Come lavora oggi un progettista nautico?

«All’alba della nautica esisteva il progettista, ma c’era anche il committente, persona che sapeva andare in mare e nutriva un pensiero su come dovesse essere la sua barca. Tra i due nasceva un rapporto, che talvolta non è improprio definirlo d’amicizia, da cui scaturivano i disegni. Si potrebbe dire che autore del progetto fosse l’armatore e che l’architetto non facesse altro che dare coerenza tecnica alle sue idee. Poi la barca diventò oggetto seriale ed il committente non fu più quello che avrebbe navigato, ma un imprenditore attento ai costi di produzione, e tuttavia con ancora qualche passione per il mare. Era il tempo in cui il pieghevole che pubblicizzava la barca portava scritto il nome del progettista, ma bastava uno sguardo per riconoscerne la mano. Non di rado erano stampate le linee d’acqua e l’armatore possedeva ancora una preparazione sufficiente a leggerle. Capiva cosa stava comprando e l’identità del disegno aveva voce nella scelta. Infine la contemporaneità. Il committente è una Società Anonima il cui fine è massimizzare i profitti, che vengano dal far scafi o dal far mortadelle è indifferente. L’armatore compra la barca con lo stesso animo, e la stessa competenza, con cui compra l’auto. Il progettista non esiste, i disegni sgorgano dal computer, un ragazzo con qualche cognizione di informatica è sufficiente. Se mai affiora un nome, è quello dello stilista che ha ideato degli arredi, fichissimi in porto, pericolosi in navigazione.
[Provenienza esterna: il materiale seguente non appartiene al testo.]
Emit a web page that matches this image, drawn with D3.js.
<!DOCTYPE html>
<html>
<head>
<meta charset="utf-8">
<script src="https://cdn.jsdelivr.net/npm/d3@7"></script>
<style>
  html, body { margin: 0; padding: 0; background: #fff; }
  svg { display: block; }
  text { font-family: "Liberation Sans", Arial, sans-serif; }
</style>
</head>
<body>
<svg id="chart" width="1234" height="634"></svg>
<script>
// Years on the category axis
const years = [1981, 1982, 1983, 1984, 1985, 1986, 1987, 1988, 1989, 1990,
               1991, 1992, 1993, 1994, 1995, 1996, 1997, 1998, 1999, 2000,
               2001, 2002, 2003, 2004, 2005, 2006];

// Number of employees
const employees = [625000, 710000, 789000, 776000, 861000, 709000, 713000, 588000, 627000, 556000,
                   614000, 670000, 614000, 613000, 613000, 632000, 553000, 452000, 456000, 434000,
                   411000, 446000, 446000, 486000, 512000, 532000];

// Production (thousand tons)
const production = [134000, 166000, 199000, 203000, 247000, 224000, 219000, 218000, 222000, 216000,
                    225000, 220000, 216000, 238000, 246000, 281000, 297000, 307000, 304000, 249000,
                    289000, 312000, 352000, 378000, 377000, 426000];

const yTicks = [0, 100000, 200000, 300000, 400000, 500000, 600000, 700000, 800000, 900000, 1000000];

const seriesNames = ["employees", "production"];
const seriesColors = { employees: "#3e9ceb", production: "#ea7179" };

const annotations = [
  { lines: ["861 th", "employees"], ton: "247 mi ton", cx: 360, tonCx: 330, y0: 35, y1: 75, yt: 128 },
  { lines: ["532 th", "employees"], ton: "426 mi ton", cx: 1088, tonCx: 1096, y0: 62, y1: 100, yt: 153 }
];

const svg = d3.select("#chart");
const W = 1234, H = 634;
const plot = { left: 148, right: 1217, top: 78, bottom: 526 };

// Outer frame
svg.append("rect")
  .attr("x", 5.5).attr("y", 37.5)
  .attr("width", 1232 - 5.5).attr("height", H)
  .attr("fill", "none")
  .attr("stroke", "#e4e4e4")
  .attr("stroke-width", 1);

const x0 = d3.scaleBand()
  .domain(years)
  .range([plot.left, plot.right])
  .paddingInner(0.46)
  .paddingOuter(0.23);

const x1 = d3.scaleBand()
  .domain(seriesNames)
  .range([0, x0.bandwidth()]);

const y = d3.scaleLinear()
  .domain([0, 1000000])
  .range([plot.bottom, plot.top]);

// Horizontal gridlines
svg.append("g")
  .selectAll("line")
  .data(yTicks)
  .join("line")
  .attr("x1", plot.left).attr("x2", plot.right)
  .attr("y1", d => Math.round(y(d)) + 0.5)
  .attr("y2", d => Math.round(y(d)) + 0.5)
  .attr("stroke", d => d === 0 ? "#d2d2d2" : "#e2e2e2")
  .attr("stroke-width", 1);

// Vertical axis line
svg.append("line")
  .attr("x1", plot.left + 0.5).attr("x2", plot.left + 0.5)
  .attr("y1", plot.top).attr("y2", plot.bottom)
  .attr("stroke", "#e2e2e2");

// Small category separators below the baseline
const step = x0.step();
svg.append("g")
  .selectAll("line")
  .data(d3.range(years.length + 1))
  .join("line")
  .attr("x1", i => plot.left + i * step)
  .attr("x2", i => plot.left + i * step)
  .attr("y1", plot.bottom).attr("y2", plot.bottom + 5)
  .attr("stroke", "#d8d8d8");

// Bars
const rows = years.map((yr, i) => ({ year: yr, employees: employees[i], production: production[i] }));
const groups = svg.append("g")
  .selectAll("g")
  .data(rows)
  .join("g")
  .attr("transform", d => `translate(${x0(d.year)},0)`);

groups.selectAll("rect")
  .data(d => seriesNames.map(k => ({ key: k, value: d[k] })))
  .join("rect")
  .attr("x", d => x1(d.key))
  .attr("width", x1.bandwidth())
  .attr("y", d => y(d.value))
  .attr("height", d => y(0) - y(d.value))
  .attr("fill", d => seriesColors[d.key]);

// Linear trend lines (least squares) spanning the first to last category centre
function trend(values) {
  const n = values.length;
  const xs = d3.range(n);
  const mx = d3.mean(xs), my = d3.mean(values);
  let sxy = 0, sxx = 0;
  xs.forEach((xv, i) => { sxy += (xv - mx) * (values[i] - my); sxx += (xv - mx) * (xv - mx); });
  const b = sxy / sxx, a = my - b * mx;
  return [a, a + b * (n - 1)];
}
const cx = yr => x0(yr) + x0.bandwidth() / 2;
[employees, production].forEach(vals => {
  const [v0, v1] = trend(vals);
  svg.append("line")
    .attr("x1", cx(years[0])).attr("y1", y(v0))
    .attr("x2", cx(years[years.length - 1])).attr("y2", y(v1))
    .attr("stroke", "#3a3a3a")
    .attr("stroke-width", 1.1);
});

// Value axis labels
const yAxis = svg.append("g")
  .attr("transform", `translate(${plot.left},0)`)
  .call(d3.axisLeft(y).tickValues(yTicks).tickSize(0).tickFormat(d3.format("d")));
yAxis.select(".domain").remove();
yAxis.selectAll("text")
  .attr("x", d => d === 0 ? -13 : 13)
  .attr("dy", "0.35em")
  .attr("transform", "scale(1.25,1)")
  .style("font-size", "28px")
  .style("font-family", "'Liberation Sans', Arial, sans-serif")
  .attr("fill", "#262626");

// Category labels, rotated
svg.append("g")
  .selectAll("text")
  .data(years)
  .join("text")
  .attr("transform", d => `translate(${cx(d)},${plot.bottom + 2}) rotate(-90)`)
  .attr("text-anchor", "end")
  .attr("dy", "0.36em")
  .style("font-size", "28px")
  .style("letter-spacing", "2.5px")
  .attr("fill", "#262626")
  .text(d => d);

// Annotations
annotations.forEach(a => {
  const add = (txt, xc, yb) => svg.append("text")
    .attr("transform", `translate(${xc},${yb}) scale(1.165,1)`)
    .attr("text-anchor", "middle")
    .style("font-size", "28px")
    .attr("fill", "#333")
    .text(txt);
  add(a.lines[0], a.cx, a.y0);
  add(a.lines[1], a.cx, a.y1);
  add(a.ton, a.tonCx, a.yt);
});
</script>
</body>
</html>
Credo di essere l’ultimo relitto culturale che disegna barche congrue all’uso che intende farne una persona reale. Per la verità qualcosa di aggiornato aleggia anche intorno al mio tavolo. Da quando si tagliano pezzi a controllo numerico, mio figlio Andrea, marinaio, ingegnere ed eccellente strutturalista, mi affianca per queste modernità. Formidabile strumento è il computer nelle mani di chi saprebbe progettare anche senza».

Per concludere, come è nata l’idea del Granvento, un cabinato di sei metri e mezzo?
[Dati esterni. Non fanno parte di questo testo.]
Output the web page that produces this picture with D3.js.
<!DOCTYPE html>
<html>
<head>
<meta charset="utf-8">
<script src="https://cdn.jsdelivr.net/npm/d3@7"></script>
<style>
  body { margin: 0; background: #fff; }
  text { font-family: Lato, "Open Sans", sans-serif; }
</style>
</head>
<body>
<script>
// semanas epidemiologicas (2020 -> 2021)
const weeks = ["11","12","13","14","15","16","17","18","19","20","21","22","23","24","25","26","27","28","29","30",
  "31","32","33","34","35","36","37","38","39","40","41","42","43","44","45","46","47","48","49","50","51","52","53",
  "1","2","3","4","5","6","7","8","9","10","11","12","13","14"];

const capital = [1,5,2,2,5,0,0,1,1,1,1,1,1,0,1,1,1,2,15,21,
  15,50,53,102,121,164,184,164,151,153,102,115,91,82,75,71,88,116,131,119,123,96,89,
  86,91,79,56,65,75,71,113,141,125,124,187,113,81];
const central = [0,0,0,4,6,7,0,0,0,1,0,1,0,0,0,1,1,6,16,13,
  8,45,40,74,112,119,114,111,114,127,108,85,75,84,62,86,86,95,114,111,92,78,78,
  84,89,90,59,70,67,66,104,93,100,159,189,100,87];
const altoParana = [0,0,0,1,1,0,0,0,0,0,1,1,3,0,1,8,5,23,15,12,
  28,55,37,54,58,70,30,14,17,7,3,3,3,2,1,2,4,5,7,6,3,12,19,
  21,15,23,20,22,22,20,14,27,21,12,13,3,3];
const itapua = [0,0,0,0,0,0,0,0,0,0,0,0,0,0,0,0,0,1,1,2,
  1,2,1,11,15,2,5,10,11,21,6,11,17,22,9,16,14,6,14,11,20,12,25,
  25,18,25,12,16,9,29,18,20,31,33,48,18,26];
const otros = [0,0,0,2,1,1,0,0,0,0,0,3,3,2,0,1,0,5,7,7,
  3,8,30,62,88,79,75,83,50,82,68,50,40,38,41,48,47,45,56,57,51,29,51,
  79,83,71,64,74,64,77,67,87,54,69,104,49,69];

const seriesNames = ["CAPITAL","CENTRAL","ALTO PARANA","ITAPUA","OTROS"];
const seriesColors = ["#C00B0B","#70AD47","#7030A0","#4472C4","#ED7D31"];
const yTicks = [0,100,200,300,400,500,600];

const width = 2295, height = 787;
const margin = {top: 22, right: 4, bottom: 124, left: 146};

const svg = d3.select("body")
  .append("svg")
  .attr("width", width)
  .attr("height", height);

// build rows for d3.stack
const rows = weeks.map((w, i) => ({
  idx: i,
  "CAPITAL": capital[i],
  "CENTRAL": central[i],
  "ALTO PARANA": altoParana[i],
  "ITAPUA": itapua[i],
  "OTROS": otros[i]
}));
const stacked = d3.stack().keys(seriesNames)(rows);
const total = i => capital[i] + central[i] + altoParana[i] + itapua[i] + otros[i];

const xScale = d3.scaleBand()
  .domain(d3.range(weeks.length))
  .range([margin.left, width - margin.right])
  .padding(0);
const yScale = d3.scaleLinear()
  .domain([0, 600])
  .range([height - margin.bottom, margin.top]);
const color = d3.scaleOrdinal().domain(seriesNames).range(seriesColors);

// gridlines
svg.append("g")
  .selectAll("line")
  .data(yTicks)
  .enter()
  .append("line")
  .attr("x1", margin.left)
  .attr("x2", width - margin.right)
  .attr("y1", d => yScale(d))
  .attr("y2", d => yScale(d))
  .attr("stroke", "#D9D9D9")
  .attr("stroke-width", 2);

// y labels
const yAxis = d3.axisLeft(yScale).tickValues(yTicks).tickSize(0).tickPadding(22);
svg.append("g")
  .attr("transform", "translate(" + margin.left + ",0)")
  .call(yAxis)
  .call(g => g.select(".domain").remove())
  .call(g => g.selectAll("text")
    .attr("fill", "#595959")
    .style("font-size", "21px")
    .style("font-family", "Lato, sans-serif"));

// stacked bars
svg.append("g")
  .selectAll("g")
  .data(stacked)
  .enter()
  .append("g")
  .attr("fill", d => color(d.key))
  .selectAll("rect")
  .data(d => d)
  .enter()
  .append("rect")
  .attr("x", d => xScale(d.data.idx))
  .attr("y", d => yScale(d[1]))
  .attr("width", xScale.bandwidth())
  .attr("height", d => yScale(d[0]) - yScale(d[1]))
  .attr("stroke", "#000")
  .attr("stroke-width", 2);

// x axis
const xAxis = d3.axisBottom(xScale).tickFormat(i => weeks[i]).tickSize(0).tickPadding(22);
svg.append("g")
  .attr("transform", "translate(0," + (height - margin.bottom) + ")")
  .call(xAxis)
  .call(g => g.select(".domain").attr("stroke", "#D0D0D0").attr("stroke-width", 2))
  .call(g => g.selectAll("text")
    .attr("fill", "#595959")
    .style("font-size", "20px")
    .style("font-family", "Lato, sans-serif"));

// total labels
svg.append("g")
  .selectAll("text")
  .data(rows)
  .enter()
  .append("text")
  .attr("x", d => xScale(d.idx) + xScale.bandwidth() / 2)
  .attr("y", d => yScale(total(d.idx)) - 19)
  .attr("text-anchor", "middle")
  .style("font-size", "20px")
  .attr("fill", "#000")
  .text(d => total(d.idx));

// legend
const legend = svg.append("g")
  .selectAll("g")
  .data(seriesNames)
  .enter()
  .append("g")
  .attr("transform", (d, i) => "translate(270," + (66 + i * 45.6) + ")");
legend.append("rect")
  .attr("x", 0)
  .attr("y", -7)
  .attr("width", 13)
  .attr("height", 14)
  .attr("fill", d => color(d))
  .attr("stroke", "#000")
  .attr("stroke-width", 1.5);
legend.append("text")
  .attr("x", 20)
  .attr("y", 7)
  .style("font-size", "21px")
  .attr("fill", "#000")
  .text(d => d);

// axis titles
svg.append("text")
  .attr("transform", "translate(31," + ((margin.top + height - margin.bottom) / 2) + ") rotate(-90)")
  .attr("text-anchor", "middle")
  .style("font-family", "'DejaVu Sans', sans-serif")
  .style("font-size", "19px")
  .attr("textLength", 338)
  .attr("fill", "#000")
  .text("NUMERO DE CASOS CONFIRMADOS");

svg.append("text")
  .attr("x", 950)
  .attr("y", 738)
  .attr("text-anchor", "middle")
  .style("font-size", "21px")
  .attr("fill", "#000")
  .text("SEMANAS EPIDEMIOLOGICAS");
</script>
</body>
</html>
«Ad un certo punto del cammino, i figli fatti adulti, hanno messo su la loro vita ed il bel Roan è rimasto solo. Troppo grande per un vecchio, troppo carico di voci, di volti che non ci sono più. Ora vive altre storie con un amico che lo tiene come vanno tenute le barche. Per qualche anno, appagato dalle navigazioni sull’oceano del mio tavolo, non ho pensato realmente ad una nuova barca, ma il vizio di lasciar correre il lapis dietro alle nuvole non passa: in ogni foglio bianco c’è una meraviglia nascosta che aspetta di essere disegnata. In uno di questi fogli era il Granvento. Poi sono diventato nonno e ho sentito l’urgenza di insegnare il vento ai bambini. Così, con l’aiuto dell’amico Alfredo, ho ritirato fuori la cassetta degli attrezzi e ho ricominciato a tagliare, bucare, cucire e resinare. Oggi anche quell’idea bordeggia, in felice compagnia dei marinai di domani».